GOAL:
Transcribe all of the material exactly, except for its pictures.

DATA SEGMENT:
++++

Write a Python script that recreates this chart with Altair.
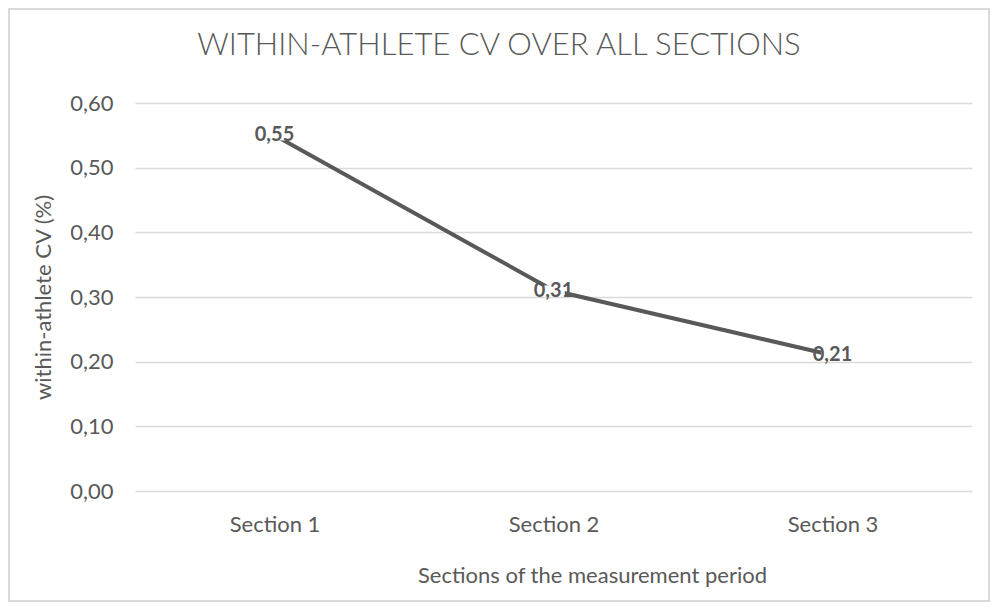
import altair as alt
import pandas as pd

sections = ["Section 1", "Section 2", "Section 3"]
cv = [0.55, 0.31, 0.21]
y_ticks = [0.0, 0.1, 0.2, 0.3, 0.4, 0.5, 0.6]
chart_title = ["WITHIN-ATHLETE CV OVER ALL SECTIONS"]

df = pd.DataFrame({"section": sections, "cv": cv})

FONT = "Lato"
GREY = "#595959"
W, H = 837, 388
PL, PT, PR, PB = 127, 95, 18, 111

x_enc = alt.X(
    "section:N",
    sort=sections,
    scale=alt.Scale(type="point", padding=0.5),
    axis=alt.Axis(
        title="Sections of the measurement period",
        titleX=457,
        titleY=84,
        titleBaseline="middle",
        labelAngle=0,
        labelPadding=23,
        domain=False,
        ticks=False,
        grid=False,
    ),
)
y_enc = alt.Y(
    "cv:Q",
    scale=alt.Scale(domain=[0, 0.6], nice=False, zero=True),
    axis=alt.Axis(
        title="within-athlete CV (%)",
        values=y_ticks,
        labelExpr="replace(format(datum.value, '.2f'), '.', ',')",
        labelPadding=22,
        titleX=-92,
        titleY=194,
        titleAngle=-90,
        titleBaseline="middle",
        titleAlign="center",
        domain=False,
        ticks=False,
    ),
)

base = alt.Chart(df).encode(x=x_enc, y=y_enc)

line = base.mark_line(color=GREY, strokeWidth=4)

boxes = base.mark_point(
    shape="M-1.1,-0.5L1.1,-0.5L1.1,0.5L-1.1,0.5Z",
    size=420,
    filled=True,
    fill="white",
    opacity=1,
    strokeWidth=0,
)

labels = base.transform_calculate(
    lab="replace(format(datum.cv, '.2f'), '.', ',')"
).mark_text(
    font=FONT, fontSize=20, fontWeight="bold", color=GREY, align="center", baseline="middle"
).encode(text="lab:N")

frame = alt.Chart(df).mark_rect(filled=False, stroke="#d9d9d9", strokeWidth=1.5).encode(
    x=alt.value(-PL + 1),
    x2=alt.value(W + PR - 1),
    y=alt.value(-PT + 1),
    y2=alt.value(H + PB - 1),
)

title = alt.Chart(pd.DataFrame({"t": chart_title})).mark_text(
    font=FONT, fontSize=31, fontWeight=300, color=GREY, align="center", baseline="alphabetic"
).encode(
    text="t:N",
    x=alt.value(364),
    y=alt.value(-48),
)

chart = (
    alt.layer(frame, line, boxes, labels, title)
    .properties(
        width=W,
        height=H,
        padding={"left": PL, "top": PT, "right": PR, "bottom": PB},
        autosize=alt.AutoSizeParams(type="none"),
    )
    .configure_view(stroke=None)
    .configure_axis(
        labelFont=FONT,
        titleFont=FONT,
        labelFontSize=22,
        titleFontSize=22,
        labelColor=GREY,
        titleColor=GREY,
        titleFontWeight="normal",
        gridColor="#d9d9d9",
        gridWidth=1.3,
    )
)

chart.save("out.html", embed_options={"renderer": "svg", "actions": False})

++++

OUTPUT:
Write a Python script that recreates this chart with Altair.
import altair as alt
import pandas as pd

sections = ["Section 1", "Section 2", "Section 3"]
cv = [0.55, 0.31, 0.21]
y_ticks = [0.0, 0.1, 0.2, 0.3, 0.4, 0.5, 0.6]
chart_title = ["WITHIN-ATHLETE CV OVER ALL SECTIONS"]

df = pd.DataFrame({"section": sections, "cv": cv})

FONT = "Lato"
GREY = "#595959"
W, H = 837, 388
PL, PT, PR, PB = 127, 95, 18, 111

x_enc = alt.X(
    "section:N",
    sort=sections,
    scale=alt.Scale(type="point", padding=0.5),
    axis=alt.Axis(
        title="Sections of the measurement period",
        titleX=457,
        titleY=84,
        titleBaseline="middle",
        labelAngle=0,
        labelPadding=23,
        domain=False,
        ticks=False,
        grid=False,
    ),
)
y_enc = alt.Y(
    "cv:Q",
    scale=alt.Scale(domain=[0, 0.6], nice=False, zero=True),
    axis=alt.Axis(
        title="within-athlete CV (%)",
        values=y_ticks,
        labelExpr="replace(format(datum.value, '.2f'), '.', ',')",
        labelPadding=22,
        titleX=-92,
        titleY=194,
        titleAngle=-90,
        titleBaseline="middle",
        titleAlign="center",
        domain=False,
        ticks=False,
    ),
)

base = alt.Chart(df).encode(x=x_enc, y=y_enc)

line = base.mark_line(color=GREY, strokeWidth=4)

boxes = base.mark_point(
    shape="M-1.1,-0.5L1.1,-0.5L1.1,0.5L-1.1,0.5Z",
    size=420,
    filled=True,
    fill="white",
    opacity=1,
    strokeWidth=0,
)

labels = base.transform_calculate(
    lab="replace(format(datum.cv, '.2f'), '.', ',')"
).mark_text(
    font=FONT, fontSize=20, fontWeight="bold", color=GREY, align="center", baseline="middle"
).encode(text="lab:N")

frame = alt.Chart(df).mark_rect(filled=False, stroke="#d9d9d9", strokeWidth=1.5).encode(
    x=alt.value(-PL + 1),
    x2=alt.value(W + PR - 1),
    y=alt.value(-PT + 1),
    y2=alt.value(H + PB - 1),
)

title = alt.Chart(pd.DataFrame({"t": chart_title})).mark_text(
    font=FONT, fontSize=31, fontWeight=300, color=GREY, align="center", baseline="alphabetic"
).encode(
    text="t:N",
    x=alt.value(364),
    y=alt.value(-48),
)

chart = (
    alt.layer(frame, line, boxes, labels, title)
    .properties(
        width=W,
        height=H,
        padding={"left": PL, "top": PT, "right": PR, "bottom": PB},
        autosize=alt.AutoSizeParams(type="none"),
    )
    .configure_view(stroke=None)
    .configure_axis(
        labelFont=FONT,
        titleFont=FONT,
        labelFontSize=22,
        titleFontSize=22,
        labelColor=GREY,
        titleColor=GREY,
        titleFontWeight="normal",
        gridColor="#d9d9d9",
        gridWidth=1.3,
    )
)

chart.save("out.html", embed_options={"renderer": "svg", "actions": False})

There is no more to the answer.